> Stored data:
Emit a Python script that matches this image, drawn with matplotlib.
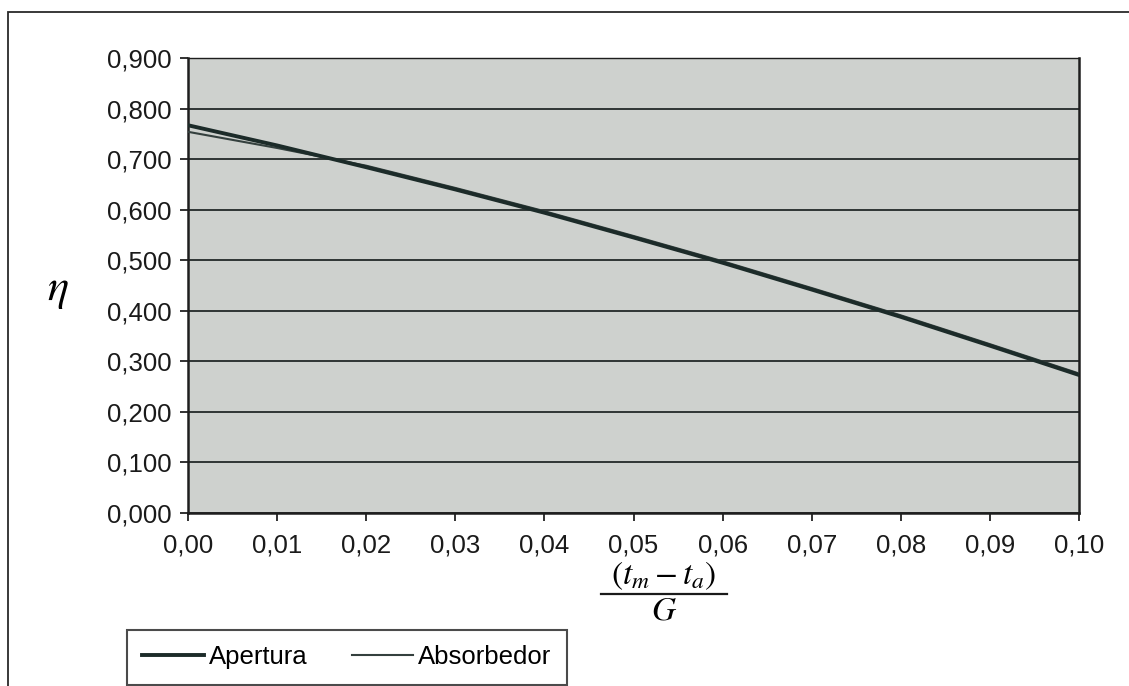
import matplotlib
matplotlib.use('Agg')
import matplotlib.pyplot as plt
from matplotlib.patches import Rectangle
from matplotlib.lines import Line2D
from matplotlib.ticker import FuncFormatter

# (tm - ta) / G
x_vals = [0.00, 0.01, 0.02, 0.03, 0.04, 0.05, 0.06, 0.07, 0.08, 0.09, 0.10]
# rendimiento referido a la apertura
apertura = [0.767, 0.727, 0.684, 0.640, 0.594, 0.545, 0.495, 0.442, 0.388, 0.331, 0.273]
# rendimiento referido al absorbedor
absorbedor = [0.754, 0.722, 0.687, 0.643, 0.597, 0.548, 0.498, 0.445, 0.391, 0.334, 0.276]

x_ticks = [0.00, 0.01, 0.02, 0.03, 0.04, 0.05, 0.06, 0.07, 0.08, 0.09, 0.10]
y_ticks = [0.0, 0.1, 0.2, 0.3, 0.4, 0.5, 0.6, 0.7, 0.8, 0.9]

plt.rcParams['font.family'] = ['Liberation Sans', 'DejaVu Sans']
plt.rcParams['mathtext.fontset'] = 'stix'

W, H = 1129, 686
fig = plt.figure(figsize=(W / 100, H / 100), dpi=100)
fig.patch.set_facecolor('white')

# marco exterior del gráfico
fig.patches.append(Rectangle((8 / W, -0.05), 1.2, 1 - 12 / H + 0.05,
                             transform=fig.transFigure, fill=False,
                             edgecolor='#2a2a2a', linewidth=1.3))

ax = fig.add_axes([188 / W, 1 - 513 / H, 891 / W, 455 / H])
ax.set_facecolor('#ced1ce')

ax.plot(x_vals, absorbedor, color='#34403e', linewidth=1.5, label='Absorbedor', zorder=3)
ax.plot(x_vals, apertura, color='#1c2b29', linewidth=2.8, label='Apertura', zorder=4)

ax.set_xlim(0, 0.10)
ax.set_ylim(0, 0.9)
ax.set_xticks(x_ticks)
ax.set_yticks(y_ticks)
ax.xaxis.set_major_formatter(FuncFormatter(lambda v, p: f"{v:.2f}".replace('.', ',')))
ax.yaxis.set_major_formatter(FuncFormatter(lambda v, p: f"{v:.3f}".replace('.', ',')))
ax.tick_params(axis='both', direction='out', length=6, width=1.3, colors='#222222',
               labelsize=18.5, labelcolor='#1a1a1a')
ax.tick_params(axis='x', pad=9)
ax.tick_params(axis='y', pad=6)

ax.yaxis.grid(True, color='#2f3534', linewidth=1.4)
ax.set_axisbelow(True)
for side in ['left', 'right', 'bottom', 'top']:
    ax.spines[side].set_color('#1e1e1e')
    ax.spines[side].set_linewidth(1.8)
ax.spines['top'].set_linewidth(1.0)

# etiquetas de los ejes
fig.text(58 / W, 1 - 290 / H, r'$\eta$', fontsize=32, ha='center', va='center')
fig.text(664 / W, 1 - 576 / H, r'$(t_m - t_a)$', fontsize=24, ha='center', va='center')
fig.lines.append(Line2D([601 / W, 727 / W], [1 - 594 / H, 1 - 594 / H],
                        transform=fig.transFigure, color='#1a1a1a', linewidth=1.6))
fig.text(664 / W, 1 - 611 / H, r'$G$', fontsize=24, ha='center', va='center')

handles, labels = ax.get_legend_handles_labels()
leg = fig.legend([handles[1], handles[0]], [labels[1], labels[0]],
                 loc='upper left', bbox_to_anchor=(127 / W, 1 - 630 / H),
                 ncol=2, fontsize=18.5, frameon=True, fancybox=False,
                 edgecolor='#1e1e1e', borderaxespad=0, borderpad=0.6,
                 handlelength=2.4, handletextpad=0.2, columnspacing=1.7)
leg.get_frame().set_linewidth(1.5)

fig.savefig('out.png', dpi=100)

> Stated goal:
Pictures are excluded; extract exactly the lines from the start of the data through the line that holds "from matplotlib.ticker import FuncFormatter", both ends included.

> Result:
Emit a Python script that matches this image, drawn with matplotlib.
import matplotlib
matplotlib.use('Agg')
import matplotlib.pyplot as plt
from matplotlib.patches import Rectangle
from matplotlib.lines import Line2D
from matplotlib.ticker import FuncFormatter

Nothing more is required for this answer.